* SHORT PROBLEM: Pictures stay out of the copy; set down each line of the listing below exactly.

* SUPPLIED INFORMATION:
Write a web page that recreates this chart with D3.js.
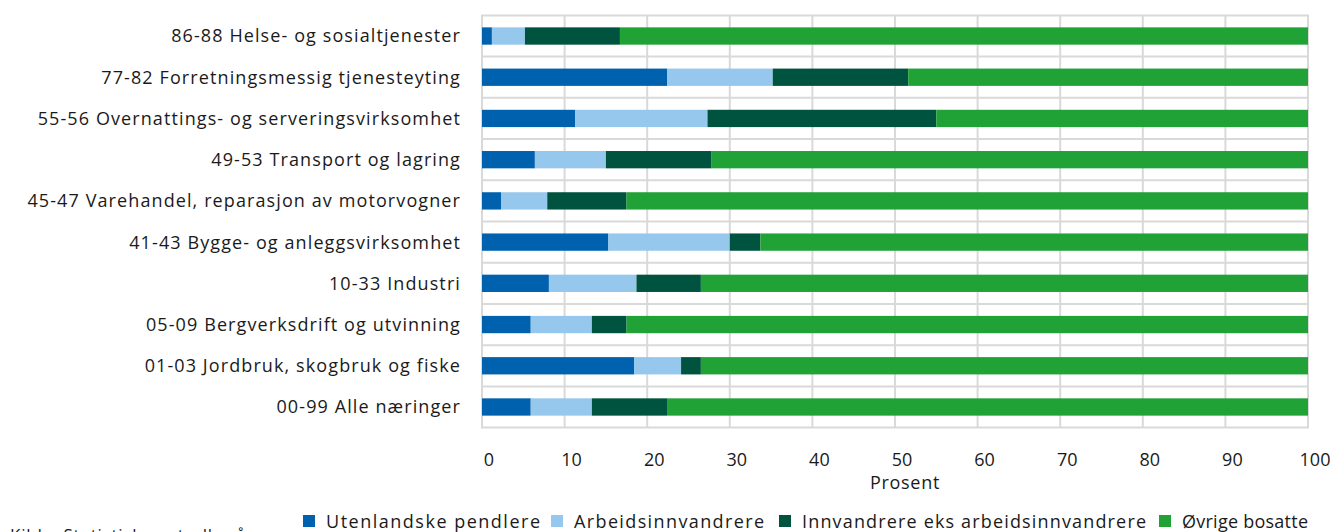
<!DOCTYPE html>
<html>
<head>
<meta charset="utf-8">
<script src="https://cdn.jsdelivr.net/npm/d3@7"></script>
<style>
  html, body { margin: 0; padding: 0; background: #fff; }
  svg { display: block; }
  text { font-family: "Open Sans", "Noto Sans", sans-serif; fill: #1a1a1a; }
</style>
</head>
<body>
<svg id="chart" width="1336" height="532"></svg>
<script>
const categories = [
  "86-88 Helse- og sosialtjenester",
  "77-82 Forretningsmessig tjenesteyting",
  "55-56 Overnattings- og serveringsvirksomhet",
  "49-53 Transport og lagring",
  "45-47 Varehandel, reparasjon av motorvogner",
  "41-43 Bygge- og anleggsvirksomhet",
  "10-33 Industri",
  "05-09 Bergverksdrift og utvinning",
  "01-03 Jordbruk, skogbruk og fiske",
  "00-99 Alle næringer"
];
const seriesNames = ["Utenlandske pendlere", "Arbeidsinnvandrere", "Innvandrere eks arbeidsinnvandrere", "Øvrige bosatte"];
const utenlandske      = [1.2, 22.4, 11.3, 6.4, 2.3, 15.3, 8.1, 5.9, 18.4, 5.9];
const arbeidsinnv      = [4.0, 12.8, 16.0, 8.6, 5.6, 14.7, 10.6, 7.4, 5.7, 7.4];
const innvandrereEks   = [11.5, 16.4, 27.7, 12.8, 9.6, 3.7, 7.8, 4.2, 2.4, 9.1];
const ovrige           = [83.3, 48.4, 45.0, 72.2, 82.5, 66.3, 73.5, 82.5, 73.5, 77.6];
const xTicks = [0, 10, 20, 30, 40, 50, 60, 70, 80, 90, 100];
const colors = ["#0062AE", "#96C7EC", "#00543F", "#21A237"];
const xTitle = "Prosent";
const source = "Kilde: Statistisk sentralbyrå";

const rows = categories.map((c, i) => ({
  cat: c,
  [seriesNames[0]]: utenlandske[i],
  [seriesNames[1]]: arbeidsinnv[i],
  [seriesNames[2]]: innvandrereEks[i],
  [seriesNames[3]]: ovrige[i]
}));

const svg = d3.select("#chart");
const pLeft = 482, pRight = 1308, pTop = 15.4, pBottom = 427.6;

const x = d3.scaleLinear().domain([0, 100]).range([pLeft, pRight]);
const y = d3.scaleBand().domain(categories).range([pTop, pBottom]).paddingInner(0.58).paddingOuter(0.29);
const yOuter = d3.scaleBand().domain(categories).range([pTop, pBottom]);

const grid = svg.append("g");
grid.selectAll("line.v").data(xTicks).join("line")
  .attr("x1", d => x(d)).attr("x2", d => x(d))
  .attr("y1", pTop).attr("y2", pBottom)
  .attr("stroke", "#d9d9d9").attr("stroke-width", 2);
const bounds = categories.map(c => yOuter(c)).concat([pBottom]);
grid.selectAll("line.h").data(bounds).join("line")
  .attr("x1", pLeft - 1).attr("x2", pRight + 1)
  .attr("y1", d => d).attr("y2", d => d)
  .attr("stroke", "#d9d9d9").attr("stroke-width", 2);

const stack = d3.stack().keys(seriesNames)(rows);
svg.append("g").selectAll("g").data(stack).join("g")
  .attr("fill", (d, i) => colors[i])
  .selectAll("rect").data(d => d).join("rect")
  .attr("x", d => x(d[0]))
  .attr("width", d => Math.max(0, x(Math.min(100, d[1])) - x(d[0])))
  .attr("y", d => y(d.data.cat))
  .attr("height", y.bandwidth());

svg.append("g").selectAll("text").data(categories).join("text")
  .attr("x", 461)
  .attr("y", d => yOuter(d) + yOuter.bandwidth() / 2)
  .attr("dy", "0.36em")
  .attr("text-anchor", "end")
  .attr("font-size", 18)
  .attr("letter-spacing", 1.1)
  .text(d => d);

svg.append("g").selectAll("text").data(xTicks).join("text")
  .attr("x", d => x(d) + 7)
  .attr("y", 466)
  .attr("text-anchor", "middle")
  .attr("font-size", 18)
  .text(d => d);

svg.append("text")
  .attr("x", 905).attr("y", 489)
  .attr("text-anchor", "middle")
  .attr("font-size", 18)
  .attr("letter-spacing", 0.7)
  .text(xTitle);

const legendTextX = [326, 574, 802, 1182];
const legendTextW = [214, 190, 344, 126];
const lg = svg.append("g").selectAll("g").data(seriesNames).join("g")
  .attr("transform", (d, i) => `translate(${legendTextX[i] - 23},515)`);
lg.append("rect").attr("width", 12).attr("height", 12).attr("fill", (d, i) => colors[i]);
lg.append("text").attr("x", 23).attr("y", 12.5).attr("font-size", 18)
  .attr("textLength", (d, i) => legendTextW[i]).attr("lengthAdjust", "spacing")
  .text(d => d);

svg.append("text").attr("x", 10).attr("y", 541).attr("font-size", 17)
  .attr("letter-spacing", 0.8).text(source);
</script>
</body>
</html>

* COMPLETED EXERCISE:
Write a web page that recreates this chart with D3.js.
<!DOCTYPE html>
<html>
<head>
<meta charset="utf-8">
<script src="https://cdn.jsdelivr.net/npm/d3@7"></script>
<style>
  html, body { margin: 0; padding: 0; background: #fff; }
  svg { display: block; }
  text { font-family: "Open Sans", "Noto Sans", sans-serif; fill: #1a1a1a; }
</style>
</head>
<body>
<svg id="chart" width="1336" height="532"></svg>
<script>
const categories = [
  "86-88 Helse- og sosialtjenester",
  "77-82 Forretningsmessig tjenesteyting",
  "55-56 Overnattings- og serveringsvirksomhet",
  "49-53 Transport og lagring",
  "45-47 Varehandel, reparasjon av motorvogner",
  "41-43 Bygge- og anleggsvirksomhet",
  "10-33 Industri",
  "05-09 Bergverksdrift og utvinning",
  "01-03 Jordbruk, skogbruk og fiske",
  "00-99 Alle næringer"
];
const seriesNames = ["Utenlandske pendlere", "Arbeidsinnvandrere", "Innvandrere eks arbeidsinnvandrere", "Øvrige bosatte"];
const utenlandske      = [1.2, 22.4, 11.3, 6.4, 2.3, 15.3, 8.1, 5.9, 18.4, 5.9];
const arbeidsinnv      = [4.0, 12.8, 16.0, 8.6, 5.6, 14.7, 10.6, 7.4, 5.7, 7.4];
const innvandrereEks   = [11.5, 16.4, 27.7, 12.8, 9.6, 3.7, 7.8, 4.2, 2.4, 9.1];
const ovrige           = [83.3, 48.4, 45.0, 72.2, 82.5, 66.3, 73.5, 82.5, 73.5, 77.6];
const xTicks = [0, 10, 20, 30, 40, 50, 60, 70, 80, 90, 100];
const colors = ["#0062AE", "#96C7EC", "#00543F", "#21A237"];
const xTitle = "Prosent";
const source = "Kilde: Statistisk sentralbyrå";

const rows = categories.map((c, i) => ({
  cat: c,
  [seriesNames[0]]: utenlandske[i],
  [seriesNames[1]]: arbeidsinnv[i],
  [seriesNames[2]]: innvandrereEks[i],
  [seriesNames[3]]: ovrige[i]
}));

const svg = d3.select("#chart");
const pLeft = 482, pRight = 1308, pTop = 15.4, pBottom = 427.6;

const x = d3.scaleLinear().domain([0, 100]).range([pLeft, pRight]);
const y = d3.scaleBand().domain(categories).range([pTop, pBottom]).paddingInner(0.58).paddingOuter(0.29);
const yOuter = d3.scaleBand().domain(categories).range([pTop, pBottom]);

const grid = svg.append("g");
grid.selectAll("line.v").data(xTicks).join("line")
  .attr("x1", d => x(d)).attr("x2", d => x(d))
  .attr("y1", pTop).attr("y2", pBottom)
  .attr("stroke", "#d9d9d9").attr("stroke-width", 2);
const bounds = categories.map(c => yOuter(c)).concat([pBottom]);
grid.selectAll("line.h").data(bounds).join("line")
  .attr("x1", pLeft - 1).attr("x2", pRight + 1)
  .attr("y1", d => d).attr("y2", d => d)
  .attr("stroke", "#d9d9d9").attr("stroke-width", 2);

const stack = d3.stack().keys(seriesNames)(rows);
svg.append("g").selectAll("g").data(stack).join("g")
  .attr("fill", (d, i) => colors[i])
  .selectAll("rect").data(d => d).join("rect")
  .attr("x", d => x(d[0]))
  .attr("width", d => Math.max(0, x(Math.min(100, d[1])) - x(d[0])))
  .attr("y", d => y(d.data.cat))
  .attr("height", y.bandwidth());

svg.append("g").selectAll("text").data(categories).join("text")
  .attr("x", 461)
  .attr("y", d => yOuter(d) + yOuter.bandwidth() / 2)
  .attr("dy", "0.36em")
  .attr("text-anchor", "end")
  .attr("font-size", 18)
  .attr("letter-spacing", 1.1)
  .text(d => d);

svg.append("g").selectAll("text").data(xTicks).join("text")
  .attr("x", d => x(d) + 7)
  .attr("y", 466)
  .attr("text-anchor", "middle")
  .attr("font-size", 18)
  .text(d => d);

svg.append("text")
  .attr("x", 905).attr("y", 489)
  .attr("text-anchor", "middle")
  .attr("font-size", 18)
  .attr("letter-spacing", 0.7)
  .text(xTitle);

const legendTextX = [326, 574, 802, 1182];
const legendTextW = [214, 190, 344, 126];
const lg = svg.append("g").selectAll("g").data(seriesNames).join("g")
  .attr("transform", (d, i) => `translate(${legendTextX[i] - 23},515)`);
lg.append("rect").attr("width", 12).attr("height", 12).attr("fill", (d, i) => colors[i]);
lg.append("text").attr("x", 23).attr("y", 12.5).attr("font-size", 18)
  .attr("textLength", (d, i) => legendTextW[i]).attr("lengthAdjust", "spacing")
  .text(d => d);

svg.append("text").attr("x", 10).attr("y", 541).attr("font-size", 17)
  .attr("letter-spacing", 0.8).text(source);
</script>
</body>
</html>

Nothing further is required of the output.